- Born: 1942
- Died: November 26, 2023 (aged 81)
- Occupation: Journalist
- Years active: 54
- Children: 3

= Norris McDonald (journalist) =

Canadian journalist (1942–2023)

Norris McDonald (1942 – November 26, 2023) was a Canadian journalist and member of the Canadian Motorsport Hall of Fame.

McDonald was automotive editor of the Toronto Star, Canada's largest-circulation newspaper, where he was responsible for the Saturday Wheels section and the newspaper's automotive website. He was also the Star's motorsport reporter and columnist. He was previously news editor and entertainment editor of the Star, news editor and assistant foreign editor of the Globe and Mail, and editorial page editor and associate editor of the Kingston Whig-Standard, where he also wrote a humour column. Early in his career, he wrote sports for the Pembroke Daily Observer and was a general assignment reporter on the Orillia Packet & Times.

== Biography==

===Early life===
Born in Toronto, McDonald flunked out of Stamford Collegiate in Niagara Falls, Ontario, in 1962 after spending seven years there and never getting past Grade 11. In 1969, he graduated from Sir George Williams University (now Concordia University) in Montreal where he'd been admitted as a mature student. Named to the Honour Roll in his graduating year, his thesis in sociology, "Prostitutes are Human Beings—An Organized Counter-Institution," written with Clive L. Copeland, was subsequently published by Random House in the 1971 textbook Deviance, Reality and Change, edited by H. Taylor Buckner.

===Career===
His first newspaper job, beginning at age 19 at the Orillia Packet & Times, saw him cover his first auto race, on the ice of Lake Couchiching during the 1962 Orillia Winter Carnival. He covered his first Indianapolis 500 in 1969 and his first Formula One Canadian Grand Prix in 1970, both for the Globe and Mail. He joined the Toronto Star in 1973. In 1974, he covered Evel Knievel’s attempted jump of a 1,780-foot wide Idaho canyon.

In 1982, believing strongly that journalists should know everything about who and what they cover and finding himself writing more and more about auto racing, McDonald went racing himself in a high-speed, high-expense class of open-wheel, open-cockpit car and competition called supermodified racing. Freely admitting he wasn't very good but noting that he was never black-flagged, McDonald went racing one night, only to be asked to fill in for an absent trackside announcer at Oswego Speedway on the shores of Lake Ontario in northern New York state.
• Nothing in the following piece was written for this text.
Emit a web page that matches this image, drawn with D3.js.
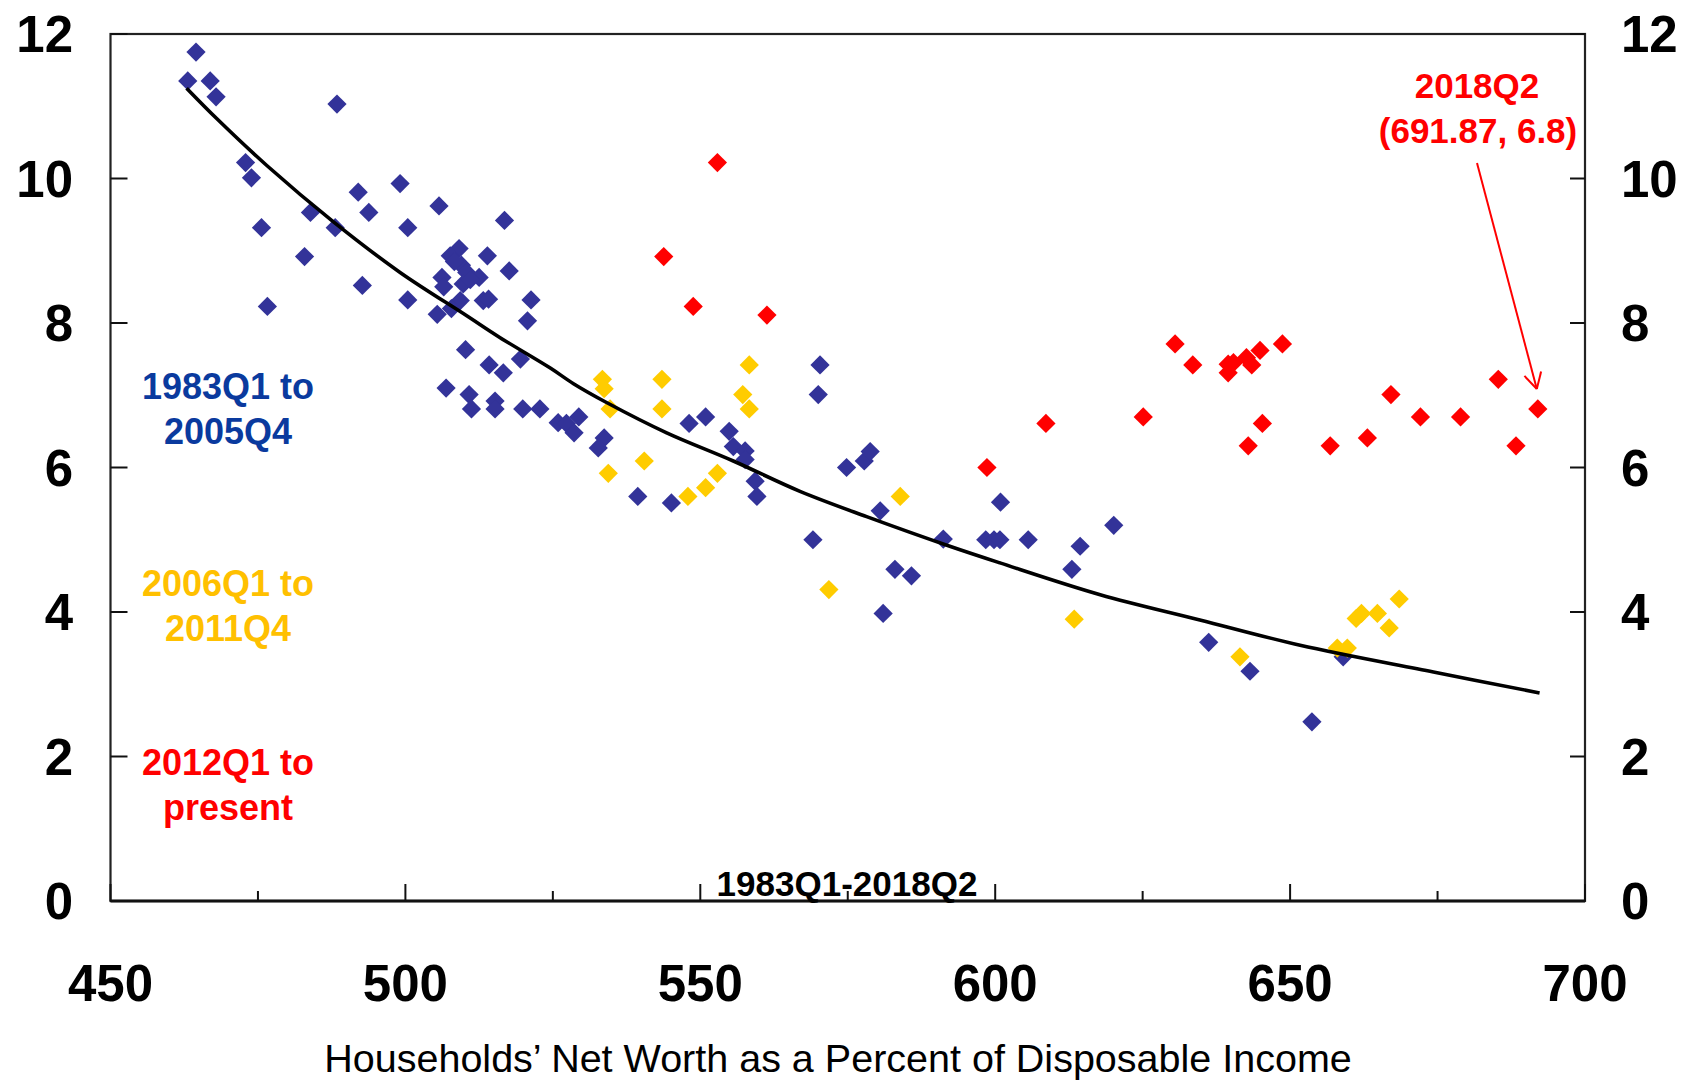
<!DOCTYPE html>
<html>
<head>
<meta charset="utf-8">
<script src="https://cdn.jsdelivr.net/npm/d3@7"></script>
<style>
  body { margin: 0; background: #fff; }
  text { font-family: "Liberation Sans", Arial, Helvetica, sans-serif; }
</style>
</head>
<body>
<div id="root"></div>
<script>
// 1983Q1 - 2005Q4
var bluePts = [
  [464.5,11.75],[463.1,11.35],[466.9,11.35],[467.9,11.13],[488.4,11.03],[472.9,10.22],[473.9,10.01],
  [475.6,9.32],[476.6,8.23],[483.9,9.53],[482.9,8.92],[488.1,9.32],[492.0,9.81],[493.8,9.53],
  [492.7,8.52],[499.1,9.93],[500.4,9.32],[500.4,8.32],[505.7,9.62],[516.8,9.42],[505.4,8.12],
  [509.1,9.03],[507.6,8.93],[513.9,8.93],[517.6,8.72],[509.5,8.80],[510.4,8.70],[506.2,8.63],
  [512.5,8.63],[506.5,8.50],[509.8,8.54],[509.3,8.31],[513.2,8.31],[514.1,8.33],[507.8,8.20],
  [508.3,8.85],[511.0,8.60],[521.3,8.32],[520.7,8.03],[510.2,7.63],[514.2,7.42],[516.6,7.31],
  [519.5,7.50],[506.9,7.10],[510.8,7.01],[511.2,6.81],[515.2,6.92],[515.2,6.81],[519.9,6.81],
  [522.8,6.81],[525.9,6.62],[527.3,6.61],[529.4,6.70],[528.6,6.48],[533.7,6.41],[532.7,6.27],
  [539.4,5.60],[545.1,5.51],[548.1,6.61],[550.9,6.70],[554.9,6.50],[555.6,6.29],[557.6,6.23],
  [557.6,6.11],[559.3,5.81],[559.6,5.60],[570.3,7.42],[570.0,7.01],[574.8,6.00],[577.8,6.09],
  [578.8,6.22],[580.5,5.40],[569.1,5.00],[591.2,5.01],[583.0,4.59],[585.8,4.50],[581.0,3.98],
  [598.4,5.00],[599.8,5.00],[600.8,5.00],[600.9,5.52],[605.6,5.00],[614.4,4.91],[613.0,4.59],
  [620.1,5.20],[636.2,3.58],[643.2,3.18],[653.7,2.48],[659.0,3.38]
];
// 2006Q1 - 2011Q4
var yellowPts = [
  [533.4,7.22],[533.7,7.09],[534.7,6.81],[543.5,7.22],[543.5,6.81],[534.4,5.92],[540.5,6.09],
  [547.9,5.60],[550.9,5.72],[552.9,5.92],[558.3,7.42],[557.2,7.01],[558.3,6.81],[583.9,5.60],
  [571.8,4.31],[613.4,3.90],[641.5,3.38],[658.0,3.50],[659.7,3.50],[661.2,3.91],[662.1,3.98],
  [664.8,3.98],[666.8,3.78],[668.5,4.18]
];
// 2012Q1 - 2018Q2
var redPts = [
  [552.9,10.22],[543.8,8.92],[548.8,8.23],[561.3,8.11],[598.6,6.00],[608.6,6.61],[625.1,6.70],
  [630.5,7.71],[633.5,7.42],[639.5,7.43],[639.5,7.31],[640.4,7.45],[642.6,7.52],[643.5,7.42],
  [644.9,7.62],[648.7,7.71],[645.3,6.61],[642.9,6.30],[656.8,6.30],[663.1,6.41],[667.1,7.01],
  [672.1,6.70],[678.9,6.70],[685.3,7.22],[688.3,6.30],[692.0,6.81]
];
// fitted curve
var fitPts = [
  [462.9,11.25],[468,10.83],[476.5,10.18],[487.8,9.40],[499.1,8.70],[510.4,8.10],[516,7.80],
  [524.5,7.38],[528.5,7.16],[534.1,6.90],[544.3,6.48],[555.6,6.09],[566.9,5.67],
  [578.2,5.32],[592.3,4.91],[600.8,4.68],[617.8,4.24],[634.7,3.89],[651.7,3.54],[674.3,3.17],
  [692.3,2.88]
];
var xTicks = [450, 500, 550, 600, 650, 700];
var xMinorTicks = [475, 525, 575, 625, 675];
var yTicks = [0, 2, 4, 6, 8, 10, 12];

var width = 1681, height = 1081;
var plotL = 110.5, plotR = 1585, plotT = 34, plotB = 901;

var svg = d3.select("#root").append("svg")
    .attr("width", width)
    .attr("height", height);

var x = d3.scaleLinear().domain([450, 700]).range([plotL, plotR]);
var y = d3.scaleLinear().domain([0, 12]).range([plotB, plotT]);

// frame
svg.append("rect")
    .attr("x", plotL).attr("y", plotT)
    .attr("width", plotR - plotL).attr("height", plotB - plotT)
    .style("fill", "none").style("stroke", "#222").style("stroke-width", 2.2);
svg.append("line")
    .attr("x1", plotL).attr("x2", plotR).attr("y1", plotB).attr("y2", plotB)
    .style("stroke", "#111").style("stroke-width", 3);

// ticks (pointing inward)
var tickG = svg.append("g").style("stroke", "#111").style("stroke-width", 2);
tickG.selectAll(".xmaj").data(xTicks).enter().append("line")
    .attr("x1", function (d) { return x(d); }).attr("x2", function (d) { return x(d); })
    .attr("y1", plotB).attr("y2", plotB - 17);
tickG.selectAll(".xmin").data(xMinorTicks).enter().append("line")
    .attr("x1", function (d) { return x(d); }).attr("x2", function (d) { return x(d); })
    .attr("y1", plotB).attr("y2", plotB - 10);
tickG.selectAll(".yl").data(yTicks).enter().append("line")
    .attr("x1", plotL).attr("x2", plotL + 17)
    .attr("y1", function (d) { return y(d); }).attr("y2", function (d) { return y(d); });
tickG.selectAll(".yr").data(yTicks).enter().append("line")
    .attr("x1", plotR).attr("x2", plotR - 15)
    .attr("y1", function (d) { return y(d); }).attr("y2", function (d) { return y(d); });

// tick labels
svg.selectAll(".xlab").data(xTicks).enter().append("text")
    .attr("x", function (d) { return x(d); })
    .attr("y", 1001)
    .attr("text-anchor", "middle")
    .style("font-size", "51px").style("font-weight", "bold")
    .text(function (d) { return d; });
svg.selectAll(".ylabL").data(yTicks).enter().append("text")
    .attr("x", 73)
    .attr("y", function (d) { return y(d) + 18; })
    .attr("text-anchor", "end")
    .style("font-size", "51px").style("font-weight", "bold")
    .text(function (d) { return d; });
svg.selectAll(".ylabR").data(yTicks).enter().append("text")
    .attr("x", 1621)
    .attr("y", function (d) { return y(d) + 18; })
    .attr("text-anchor", "start")
    .style("font-size", "51px").style("font-weight", "bold")
    .text(function (d) { return d; });

svg.append("text")
    .attr("x", 838).attr("y", 1072)
    .attr("text-anchor", "middle")
    .style("font-size", "39.5px")
    .text("Households\u2019 Net Worth as a Percent of Disposable Income");

svg.append("text")
    .attr("x", 847).attr("y", 896)
    .attr("text-anchor", "middle")
    .style("font-size", "35px").style("font-weight", "bold")
    .text("1983Q1-2018Q2");

// markers
var diamond = d3.symbol().type(d3.symbolSquare).size(185);
function drawPts(data, color) {
  svg.append("g").selectAll("path").data(data).enter().append("path")
      .attr("d", diamond)
      .attr("transform", function (d) {
        return "translate(" + x(d[0]) + "," + y(d[1]) + ") rotate(45)";
      })
      .style("fill", color);
}
drawPts(bluePts, "#333399");
drawPts(yellowPts, "#FFCC00");
drawPts(redPts, "#FF0000");

// fitted line
var line = d3.line()
    .x(function (d) { return x(d[0]); })
    .y(function (d) { return y(d[1]); })
    .curve(d3.curveCatmullRom);
svg.append("path")
    .datum(fitPts)
    .attr("d", line)
    .style("fill", "none").style("stroke", "#000").style("stroke-width", 3.6);

// period labels
var groups = [
  { lines: ["1983Q1 to", "2005Q4"], color: "#0A3A9E", y0: 399 },
  { lines: ["2006Q1 to", "2011Q4"], color: "#FFC000", y0: 596 },
  { lines: ["2012Q1 to", "present"], color: "#FF0000", y0: 775 }
];
groups.forEach(function (g) {
  g.lines.forEach(function (t, i) {
    svg.append("text")
        .attr("x", 228).attr("y", g.y0 + i * 44.5)
        .attr("text-anchor", "middle")
        .style("font-size", "36px").style("font-weight", "bold")
        .style("fill", g.color)
        .text(t);
  });
});

// annotation for last point
var last = redPts[redPts.length - 1];
svg.append("text")
    .attr("x", 1477).attr("y", 98)
    .attr("text-anchor", "middle")
    .style("font-size", "35px").style("font-weight", "bold").style("fill", "#FF0000")
    .text("2018Q2");
svg.append("text")
    .attr("x", 1478).attr("y", 143)
    .attr("text-anchor", "middle")
    .style("font-size", "35px").style("font-weight", "bold").style("fill", "#FF0000")
    .text("(691.87, 6.8)");
var tipX = x(last[0]) - 1, tipY = y(last[1]) - 20;
var sx = 1477, sy = 163;
svg.append("line")
    .attr("x1", sx).attr("y1", sy).attr("x2", tipX).attr("y2", tipY)
    .style("stroke", "#FF0000").style("stroke-width", 2);
var ang = Math.atan2(tipY - sy, tipX - sx);
[0.5, -0.5].forEach(function (da) {
  svg.append("line")
      .attr("x1", tipX).attr("y1", tipY)
      .attr("x2", tipX - 18 * Math.cos(ang + da))
      .attr("y2", tipY - 18 * Math.sin(ang + da))
      .style("stroke", "#FF0000").style("stroke-width", 2);
});
</script>
</body>
</html>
Putting his journalistic skills to work in interviewing drivers and reporting from "the pits," McDonald proved to be successful and popular and did the infield announcing job at the "Home of the Supermodifieds" for close to 15 years.

Although he was always employed by newspapers, he also appeared on radio and television. His racing program, Motorsport Radio, co-hosted by Jim Martyn, was carried by Toronto all-sports station The Fan 590 in the early 2000s. While in Kingston, Ontario, he hosted a television program, Feedback Live, that won critical acclaim from Canadian broadcasting legend Peter Trueman. Writing in his column in the Toronto Star's Star Week TV magazine, Trueman said: “McDonald—an old-time newshound with Runyonesque overtones—is a natural on television.”

===Personal life and death===
McDonald was the father of three children, Cameron, Carolina and Duncan, and lived with his partner, Susan Greene, in Mississauga, Ontario.

In 1968, McDonald co-wrote, co-record and co-produced a campaign song for federal Progressive Conservative leader Robert Stanfield called "The Man From Nova Scotia." The song was banned by the CRTC for violating election laws.

Norris McDonald died on November 26, 2023, at the age of 81.

==Honours and awards==
For his stories and columns on amateur/non-professional racing and racers, many of whom would never expect to be profiled in the country's biggest newspaper, McDonald was honoured in 2006 by being presented with the Canadian Automobile Sport Club's Media Award.

For his efforts at the "Steel Palace," he was inducted into the Oswego Speedway Hall of Fame in 2010.

The highlight of his motorsport career came in 2014 when he became the first journalist to be inducted into the Canadian Motorsport Hall of Fame in a class that included woman racing pioneer Diana Carter, administrator John Magill, road-racing champion Scott Maxwell, Indy racing star Paul Tracy and international inductee Nigel Mansell.